_Your task_: Restate the data below word for word. Skip any images it contains.

_Provided material_:
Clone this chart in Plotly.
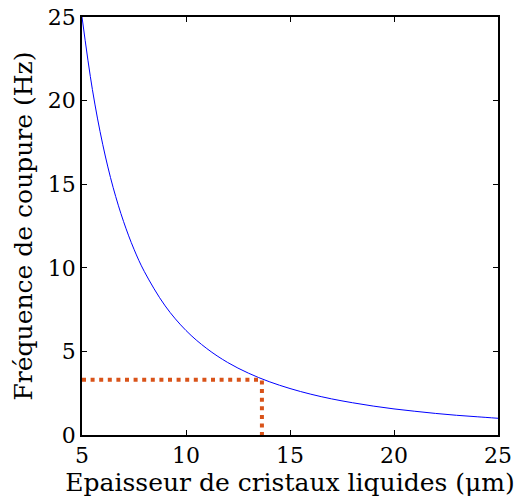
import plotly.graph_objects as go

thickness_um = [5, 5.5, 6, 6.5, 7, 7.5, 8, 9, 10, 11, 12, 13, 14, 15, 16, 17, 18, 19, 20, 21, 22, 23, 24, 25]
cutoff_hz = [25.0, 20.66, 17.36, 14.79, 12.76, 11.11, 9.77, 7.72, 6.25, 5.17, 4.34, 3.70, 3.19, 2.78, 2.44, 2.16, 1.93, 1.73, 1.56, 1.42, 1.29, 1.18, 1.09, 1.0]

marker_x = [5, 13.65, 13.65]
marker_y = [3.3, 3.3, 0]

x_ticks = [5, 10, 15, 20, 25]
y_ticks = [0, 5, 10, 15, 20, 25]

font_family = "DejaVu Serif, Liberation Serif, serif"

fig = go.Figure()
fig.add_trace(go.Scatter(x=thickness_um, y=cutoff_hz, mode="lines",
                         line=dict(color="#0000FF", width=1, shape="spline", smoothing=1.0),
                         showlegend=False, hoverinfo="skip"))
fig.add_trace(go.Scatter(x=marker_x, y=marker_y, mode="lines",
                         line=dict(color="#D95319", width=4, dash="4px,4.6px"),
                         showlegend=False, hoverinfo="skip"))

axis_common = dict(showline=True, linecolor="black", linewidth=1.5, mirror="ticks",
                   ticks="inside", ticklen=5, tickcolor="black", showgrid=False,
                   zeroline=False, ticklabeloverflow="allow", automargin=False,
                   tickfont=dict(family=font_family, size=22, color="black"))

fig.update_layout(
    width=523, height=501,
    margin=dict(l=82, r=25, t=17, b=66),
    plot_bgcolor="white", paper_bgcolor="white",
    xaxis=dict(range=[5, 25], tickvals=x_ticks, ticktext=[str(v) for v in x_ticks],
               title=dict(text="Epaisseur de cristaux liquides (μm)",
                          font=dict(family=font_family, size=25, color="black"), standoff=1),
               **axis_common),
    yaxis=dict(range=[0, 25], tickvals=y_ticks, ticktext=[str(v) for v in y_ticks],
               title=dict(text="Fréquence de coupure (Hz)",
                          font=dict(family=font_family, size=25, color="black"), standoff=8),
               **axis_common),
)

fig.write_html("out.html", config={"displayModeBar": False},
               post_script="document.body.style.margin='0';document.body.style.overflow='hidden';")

_Result of this task_:
Clone this chart in Plotly.
import plotly.graph_objects as go

thickness_um = [5, 5.5, 6, 6.5, 7, 7.5, 8, 9, 10, 11, 12, 13, 14, 15, 16, 17, 18, 19, 20, 21, 22, 23, 24, 25]
cutoff_hz = [25.0, 20.66, 17.36, 14.79, 12.76, 11.11, 9.77, 7.72, 6.25, 5.17, 4.34, 3.70, 3.19, 2.78, 2.44, 2.16, 1.93, 1.73, 1.56, 1.42, 1.29, 1.18, 1.09, 1.0]

marker_x = [5, 13.65, 13.65]
marker_y = [3.3, 3.3, 0]

x_ticks = [5, 10, 15, 20, 25]
y_ticks = [0, 5, 10, 15, 20, 25]

font_family = "DejaVu Serif, Liberation Serif, serif"

fig = go.Figure()
fig.add_trace(go.Scatter(x=thickness_um, y=cutoff_hz, mode="lines",
                         line=dict(color="#0000FF", width=1, shape="spline", smoothing=1.0),
                         showlegend=False, hoverinfo="skip"))
fig.add_trace(go.Scatter(x=marker_x, y=marker_y, mode="lines",
                         line=dict(color="#D95319", width=4, dash="4px,4.6px"),
                         showlegend=False, hoverinfo="skip"))

axis_common = dict(showline=True, linecolor="black", linewidth=1.5, mirror="ticks",
                   ticks="inside", ticklen=5, tickcolor="black", showgrid=False,
                   zeroline=False, ticklabeloverflow="allow", automargin=False,
                   tickfont=dict(family=font_family, size=22, color="black"))

fig.update_layout(
    width=523, height=501,
    margin=dict(l=82, r=25, t=17, b=66),
    plot_bgcolor="white", paper_bgcolor="white",
    xaxis=dict(range=[5, 25], tickvals=x_ticks, ticktext=[str(v) for v in x_ticks],
               title=dict(text="Epaisseur de cristaux liquides (μm)",
                          font=dict(family=font_family, size=25, color="black"), standoff=1),
               **axis_common),
    yaxis=dict(range=[0, 25], tickvals=y_ticks, ticktext=[str(v) for v in y_ticks],
               title=dict(text="Fréquence de coupure (Hz)",
                          font=dict(family=font_family, size=25, color="black"), standoff=8),
               **axis_common),
)

fig.write_html("out.html", config={"displayModeBar": False},
               post_script="document.body.style.margin='0';document.body.style.overflow='hidden';")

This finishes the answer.